The strategic goal should be to reverse the rise in debt, not just to stabilize it at post-crisis levels. High debt would lead to higher interest rates, lower potential growth, and less flexibility in responding to shocks. Lowering debt will take several years, as a major primary balance correction is needed, and will involve difficult measures. But history tells us that it can be done.
While, fiscal policies still need to remain supportive of economic activity this year wherever possible, countries with high public debt where sovereign risk has increased should exit earlier from fiscal stimulus. Advanced countries should provide a strong commitment to medium-term fiscal consolidation. While it is too early to exit from fiscal stimulus this year it is not too early to provide credible and detailed fiscal consolidation strategies. There is also a need to start implementing now measures that do not have a negative impact on aggregate demand, for example by increasing the retirement age for public pensions and strengthening budget policies.
VI. Concluding Remarks
Let me conclude by saying that the current crisis is providing important lessons not only with respect to areas that need a substantial overhaul such as financial sector regulation and supervision, but also on the need for greater international cooperation on economic and financial policies. Close policy cooperation amongst the major countries was critical to overcome the most acute period of the crisis. It will continue to be important to ensure a sustained, stronger and balanced recovery.
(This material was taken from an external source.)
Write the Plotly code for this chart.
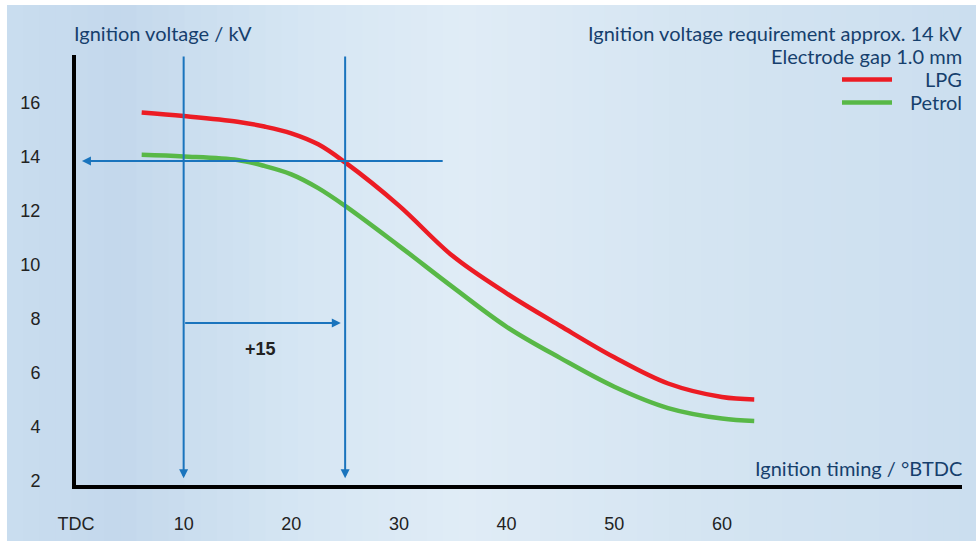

The G-20—in which Australia is playing a major role—agreed to create an innovative process of mutual assessment of policies centered on shared objectives of strong, balanced and sustainable growth. The IMF is playing a role by providing analytical support for the ongoing policy discussions.
While the path ahead will not be easy, the unprecedented international commitment to find shared solutions to common challenges makes me very confident that we will be able to build a more stable and prosperous world economy.